I think he's talking about shooting a gun at the screen while in front of his computer, and I think it's a metaphor for something that happened to him. Please, computer tips only.


----------



## 1337dingo

do not give 14 year old little brother acess to your computer... *sigh... he turned off my McAfee lol


----------



## lucasbytegenius

Then he is much smarter than the rest of us combined. I couldn't figure out how to disable the frikkin thing for the life of me. Went through a whole bunch of stupid menus and such to get to the first thing to disable, then had to find the rest, then the stupid thing was still running.
Maybe you should get him to join our forum, sounds like a smart dude.


----------



## 1337dingo

lucasbytegenius said:


> Then he is much smarter than the rest of us combined. I couldn't figure out how to disable the frikkin thing for the life of me. Went through a whole bunch of stupid menus and such to get to the first thing to disable, then had to find the rest, then the stupid thing was still running.
> Maybe you should get him to join our forum, sounds like a smart dude.



yea he did it by accedent.. little s**t when i get home from work i gotta try and put it on again


----------



## lucasbytegenius

The whole design is that you can't turn it off by accident, lol.


----------



## 1337dingo

lucasbytegenius said:


> The whole design is that you can't turn it off by accident, lol.



well he ither foild that or he is smarter than he lets on


----------



## lucasbytegenius

Gee, why would he do such a thing anyway? What was he doing on there that would lead him to do this?!


----------



## 1337dingo

i donno i just got a text from him saying mitch i think i broke your computer because McAfee says it is desabled.. i just told him to get off and will deal with it when i get home


----------



## lucasbytegenius

Hey everybody! It's Mitch? and brokenbells! D)


----------



## 1337dingo

lol who is mitch? and brokenbells! ...?


----------



## lucasbytegenius

He is a member who has been around for a while who has been perm banned many times, and his latest account was brokenbells. He is an epically funny guy, you should read some of his stuff.


----------



## 1337dingo

lol k will do


----------



## Droogie

lucasbytegenius said:


> He is a member who has been around for a while who has been perm banned many times, and his latest account was brokenbells. He is an epically funny guy, you should read some of his stuff.

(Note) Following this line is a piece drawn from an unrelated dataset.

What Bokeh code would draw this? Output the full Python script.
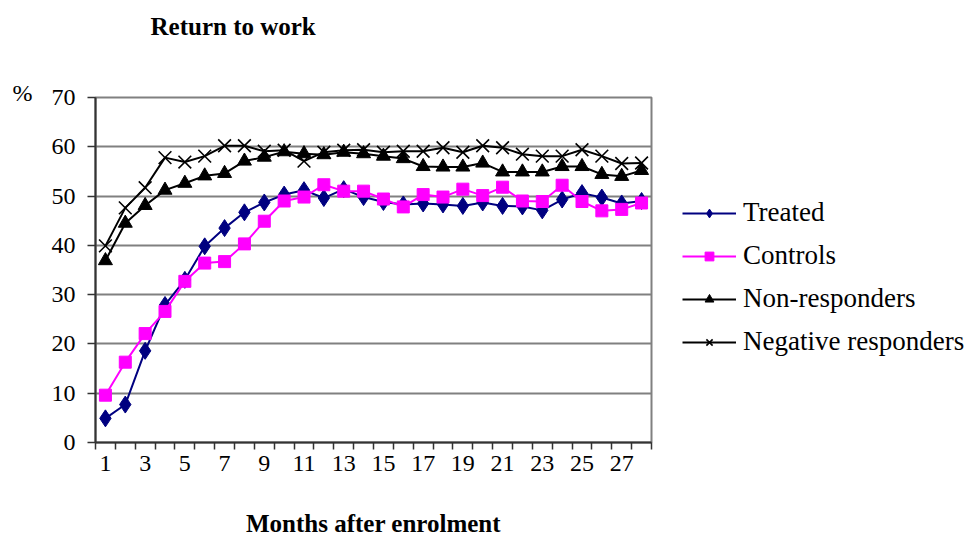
from bokeh.plotting import figure
from bokeh.models import FixedTicker, Legend, LegendItem, Range1d, Title
from bokeh.embed import file_html
from bokeh.resources import INLINE

months = list(range(1, 29))
tick_months = list(range(1, 28, 2))
treated = [4.9, 7.7, 18.6, 27.9, 33.0, 39.8, 43.5, 46.7, 48.7, 50.3, 51.2, 49.6, 51.4, 49.8, 48.8,
           48.3, 48.5, 48.3, 48.0, 48.7, 48.0, 47.9, 47.1, 49.3, 50.6, 49.7, 48.5, 49.0]
controls = [9.6, 16.3, 22.1, 26.6, 32.7, 36.4, 36.7, 40.3, 44.9, 49.0, 49.8, 52.3, 51.0, 51.0, 49.4,
            47.8, 50.3, 49.8, 51.4, 50.1, 51.8, 49.0, 48.9, 52.2, 48.9, 47.0, 47.3, 48.6]
non_responders = [36.9, 44.5, 48.1, 51.2, 52.6, 54.1, 54.6, 57.1, 57.9, 59.0, 58.6, 58.4, 58.9, 58.6, 58.1,
                  57.6, 56.0, 55.9, 55.9, 56.7, 54.9, 54.9, 54.9, 56.0, 56.0, 54.4, 54.0, 55.2]
negative_responders = [39.9, 47.6, 51.7, 57.8, 56.9, 58.1, 60.2, 60.2, 59.1, 59.3, 57.1, 58.9, 59.3, 59.4, 58.9,
                       59.1, 59.1, 59.8, 58.9, 60.2, 59.8, 58.5, 58.1, 58.1, 59.4, 58.1, 56.6, 56.7]

FONT = "Liberation Serif"

p = figure(frame_width=556, frame_height=345, output_backend="svg", toolbar_location=None,
           title=None,
           x_range=Range1d(0.5, 28.5), y_range=Range1d(0, 70),
           min_border_left=95, min_border_right=0, min_border_top=97, min_border_bottom=0)
p.background_fill_color = "white"
p.border_fill_color = "white"
p.outline_line_color = "#808080"
p.outline_line_width = 2

# grid
p.xgrid.grid_line_color = None
p.ygrid.grid_line_color = "#808080"
p.ygrid.grid_line_width = 2
p.ygrid.ticker = FixedTicker(ticks=[0, 10, 20, 30, 40, 50, 60, 70])

# x axis
p.xaxis.ticker = FixedTicker(ticks=tick_months, minor_ticks=[m - 0.5 for m in months] + [28.5])
p.xaxis.major_tick_out = 0
p.xaxis.major_tick_in = 0
p.xaxis.minor_tick_out = 7
p.xaxis.minor_tick_in = 0
p.xaxis.minor_tick_line_color = "#333333"
p.xaxis.minor_tick_line_width = 1.5
p.xaxis.axis_line_color = "#333333"
p.xaxis.axis_line_width = 2
p.xaxis.major_label_text_font = FONT
p.xaxis.major_label_text_font_size = "24px"
p.xaxis.major_label_text_color = "black"
p.xaxis.major_label_standoff = 6
p.xaxis.axis_label = "Months after enrolment"
p.xaxis.axis_label_text_font = FONT
p.xaxis.axis_label_text_font_size = "25px"
p.xaxis.axis_label_text_font_style = "bold"
p.xaxis.axis_label_text_color = "black"
p.xaxis.axis_label_standoff = 36

# y axis
p.yaxis.ticker = FixedTicker(ticks=[0, 10, 20, 30, 40, 50, 60, 70], minor_ticks=[])
p.yaxis.major_tick_out = 8
p.yaxis.major_tick_in = 0
p.yaxis.major_tick_line_color = "#333333"
p.yaxis.major_tick_line_width = 1.5
p.yaxis.axis_line_color = "#333333"
p.yaxis.axis_line_width = 2
p.yaxis.major_label_text_font = FONT
p.yaxis.major_label_text_font_size = "24px"
p.yaxis.major_label_text_color = "black"
p.yaxis.major_label_standoff = 12

# series
r1 = p.line(months, treated, line_color="#000080", line_width=2)
s1 = p.scatter(months, treated, marker="diamond", size=17, fill_color="#000080", line_color="#000080")
r2 = p.line(months, controls, line_color="#FF00FF", line_width=2)
s2 = p.scatter(months, controls, marker="square", size=12, fill_color="#FF00FF", line_color="#FF00FF")
r3 = p.line(months, non_responders, line_color="black", line_width=2)
s3 = p.scatter(months, non_responders, marker="triangle", size=14, fill_color="black", line_color="black")
r4 = p.line(months, negative_responders, line_color="black", line_width=2)
s4 = p.scatter(months, negative_responders, marker="x", size=18, line_color="black", line_width=1.6)

legend = Legend(items=[
    LegendItem(label="Treated", renderers=[r1, s1]),
    LegendItem(label="Controls", renderers=[r2, s2]),
    LegendItem(label="Non-responders", renderers=[r3, s3]),
    LegendItem(label="Negative responders", renderers=[r4, s4]),
], location=(31, 85))
legend.border_line_color = None
legend.background_fill_alpha = 0
legend.label_text_font = FONT
legend.label_text_font_size = "27px"
legend.label_text_color = "black"
legend.glyph_width = 54
legend.glyph_height = 22
legend.label_height = 22
legend.label_width = 234
legend.spacing = 12
legend.label_standoff = 7
legend.margin = 0
legend.padding = 10
p.add_layout(legend, "right")

# unit and title in the top panel
p.add_layout(Title(text="%", align="left", offset=-83, standoff=-16,
                   text_font=FONT, text_font_size="24px", text_font_style="normal",
                   text_color="black"), "above")
p.add_layout(Title(text="Return to work\n\u00a0\n\u00a0", align="left", offset=55, standoff=-16,
                   text_font=FONT, text_font_size="25px", text_font_style="bold",
                   text_color="black"), "above")

open("out.html", "w").write(file_html(p, INLINE))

funny, smart, and unbelievable in bed.  

(<3 you mitch if you're out there reading this)


----------



## 1337dingo

Droogie said:


> funny, smart, *and unbelievable in bed*.
> 
> (<3 you mitch if you're out there reading this)



lol.. just lol


----------



## Bacon

Anyways..back OT

If I ever get a computer really bogged down or the only thing responding is Windows Task Manager.. End explorer.exe and then go to File->New Task (Run)->explorer.exe

Also comes in handy when your icons or taskbar disappears.


----------



## Droogie

Bacon said:


> Anyways..back OT
> 
> If I ever get a computer really bogged down or the only thing responding is Windows Task Manager.. End explorer.exe and then go to File->New Task (Run)->explorer.exe
> 
> Also comes in handy when your icons or taskbar disappears.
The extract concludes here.